The new world order will look differently; the old model no longer sustainable. The uprising for racial and gender equality is heartening. The United States’ treatment of Blacks and Native Americans has always been appalling, no matter which century you’re from. This huge blemish is finally coming to a big, messy head that will require more than a superficial squeeze. Before thoughtful healing can begin, there needs to be an accounting of our role in the horrors of both past and present. Minorities no longer are, no matter how many times the census is gerrymandered, and women are stepping into their rightful places.
Good Lord, it’s hot and humid here. And the ginormous mosquitoes, lovingly referred to as the Provincial Bird of Manitoba, cast shadows on window screens in the early evening. Trapped inside for the hour before and after sunset, thoughts turn to food and booze.
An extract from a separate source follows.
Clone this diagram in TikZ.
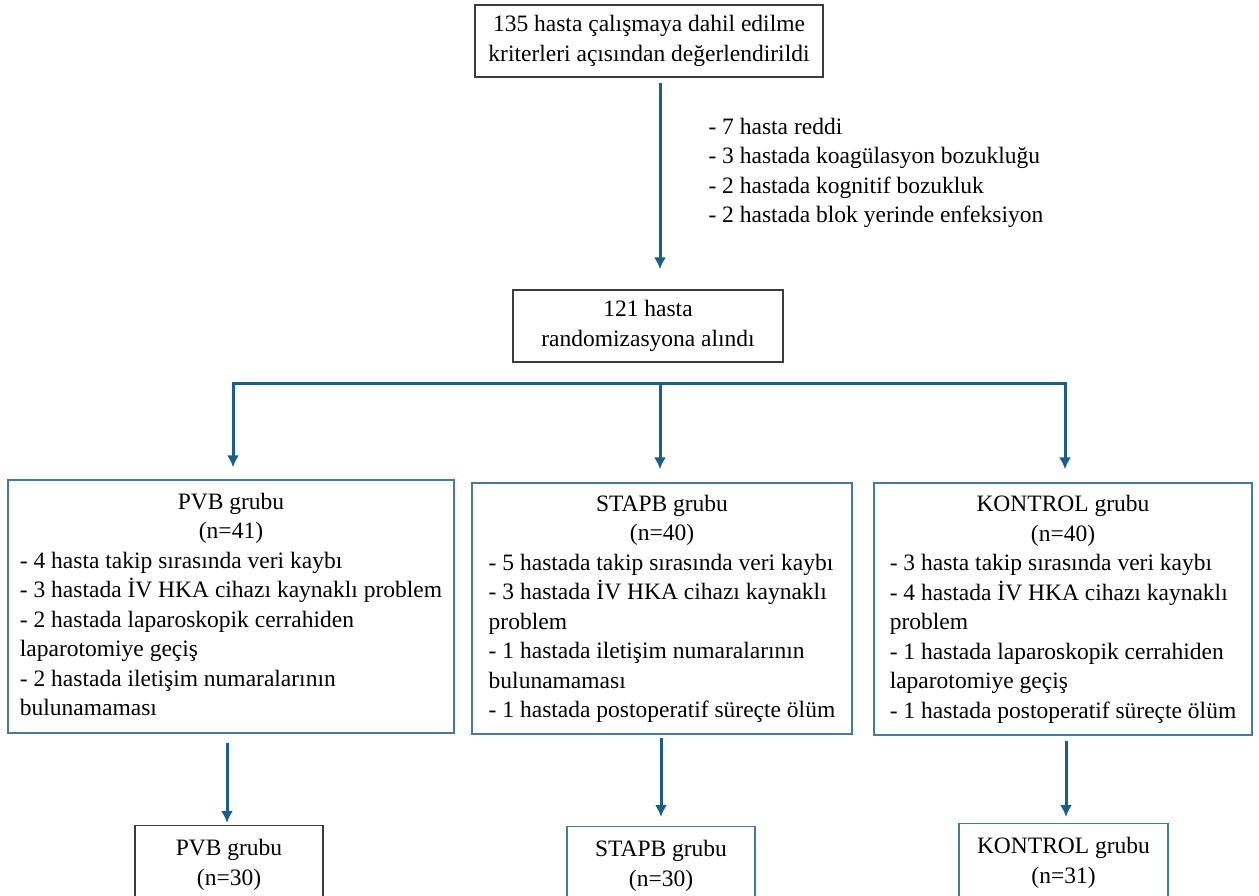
\documentclass[tikz,border=0pt]{standalone}
\usepackage{fontspec}
\setmainfont{Liberation Serif}
\usetikzlibrary{arrows.meta}
\definecolor{arrowblue}{RGB}{28,94,134}
\definecolor{boxblue}{RGB}{70,120,160}
\definecolor{boxgray}{RGB}{60,60,60}

\begin{document}
\begin{tikzpicture}[x=1pt,y=-1pt,>={Latex[length=12pt,width=12pt]},
  font=\fontsize{23.5}{29.5}\selectfont,
  box/.style={draw=boxgray,line width=1.3pt,inner sep=0pt,align=center},
  grp/.style={box,draw=boxblue},
  arr/.style={->,draw=arrowblue,fill=arrowblue,line width=3pt},
  link/.style={draw=arrowblue,line width=3pt,line cap=rect}]

\useasboundingbox (0,0) rectangle (1259,895);

\node (screen) at (649,41) [box, minimum width=348pt, minimum height=72pt] {135 hasta çalışmaya dahil edilme\\kriterleri açısından değerlendirildi};

\node (rand) at (648,326) [box, minimum width=270pt, minimum height=72pt] {121 hasta\\randomizasyona alındı};

\node (excl) at (705,173) [anchor=west, align=left] {- 7 hasta reddi\\- 3 hastada koagülasyon bozukluğu\\- 2 hastada kognitif bozukluk\\- 2 hastada blok yerinde enfeksiyon};

% groups after randomisation
\node (pvb) at (231,606.5) [grp, minimum width=446pt, minimum height=253pt] {\begin{tabular}{@{}l@{}}
\multicolumn{1}{@{}c@{}}{PVB grubu}\\
\multicolumn{1}{@{}c@{}}{(n=41)}\\
- 4 hasta takip sırasında veri kaybı\\
- 3 hastada İV HKA cihazı kaynaklı problem\\
- 2 hastada laparoskopik cerrahiden\\
laparotomiye geçiş\\
- 2 hastada iletişim numaralarının\\
bulunamaması
\end{tabular}};

\node (stapb) at (662,608.5) [grp, minimum width=380pt, minimum height=251pt] {\begin{tabular}{@{}l@{}}
\multicolumn{1}{@{}c@{}}{STAPB grubu}\\
\multicolumn{1}{@{}c@{}}{(n=40)}\\
- 5 hastada takip sırasında veri kaybı\\
- 3 hastada İV HKA cihazı kaynaklı\\
problem\\
- 1 hastada iletişim numaralarının\\
bulunamaması\\
- 1 hastada postoperatif süreçte ölüm
\end{tabular}};

\node (kontrol) at (1063,609) [grp, minimum width=378pt, minimum height=252pt] {\begin{tabular}{@{}l@{}}
\multicolumn{1}{@{}c@{}}{KONTROL grubu}\\
\multicolumn{1}{@{}c@{}}{(n=40)}\\
- 3 hasta takip sırasında veri kaybı\\
- 4 hastada İV HKA cihazı kaynaklı\\
problem\\
- 1 hastada laparoskopik cerrahiden\\
laparotomiye geçiş\\
- 1 hastada postoperatif süreçte ölüm
\end{tabular}};

% final groups, cut off at the bottom edge
\node (pvbend) at (229,825) [box, anchor=north, minimum width=188pt, minimum height=103pt] {PVB grubu\\(n=30)\\\mbox{}};
\node (stapbend) at (661,826) [grp, anchor=north, minimum width=188pt, minimum height=103pt] {STAPB grubu\\(n=30)\\\mbox{}};
\node (kontrolend) at (1063.5,823) [grp, anchor=north, minimum width=209pt, minimum height=103pt] {KONTROL grubu\\(n=31)\\\mbox{}};

\coordinate (splitl) at (233,383);
\coordinate (splitm) at (660,383);
\coordinate (splitr) at (1065,383);

\draw [arr, shorten <=5pt, shorten >=20pt] ([xshift=11pt]screen.south) -- ([xshift=11pt]screen.south |- rand.north);

\draw [link] (splitl) -- (splitr);
\draw [arr, shorten >=12pt] (splitl) -- (splitl |- pvb.north);
\draw [arr, shorten >=13pt] (splitm) -- (splitm |- stapb.north);
\draw [arr, shorten >=13pt] (splitr) -- (splitr |- kontrol.north);

\draw [arr, shorten <=9pt, shorten >=2pt] ([xshift=-4pt]pvb.south) -- ([xshift=-4pt]pvb.south |- pvbend.north);
\draw [arr, shorten <=3pt, shorten >=9pt] ([xshift=-1pt]stapb.south) -- ([xshift=-1pt]stapb.south |- stapbend.north);
\draw [arr, shorten <=5pt, shorten >=6pt] ([xshift=3pt]kontrol.south) -- ([xshift=3pt]kontrol.south |- kontrolend.north);

\end{tikzpicture}
\end{document}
With baby squash still attached, flowers are gently filled with a mash-up of sheep’s milk feta from a flock with a handsome keeper and minced Genovese basil leaves of which any Ligurian would be proud. We added toasted pine nuts, a couple of eggs, and crumb made from rock-hard rye loaves; the dried heels slowly collected and bagged like unusual stones from Lake Ontario’s shoreline. Dressed with olive oil and enough garlic to ward off intruders (winged or otherwise), the veggies are roasted quickly in a hell-hot oven.
Standing at the screen door sipping a Canadian whisky, watching the sun drop behind the cypress, I imagine the anxious longing of the flying pests hovering just outside; the humidity, the horrors of the daily news, and the scent of frying garlic driving us all mad.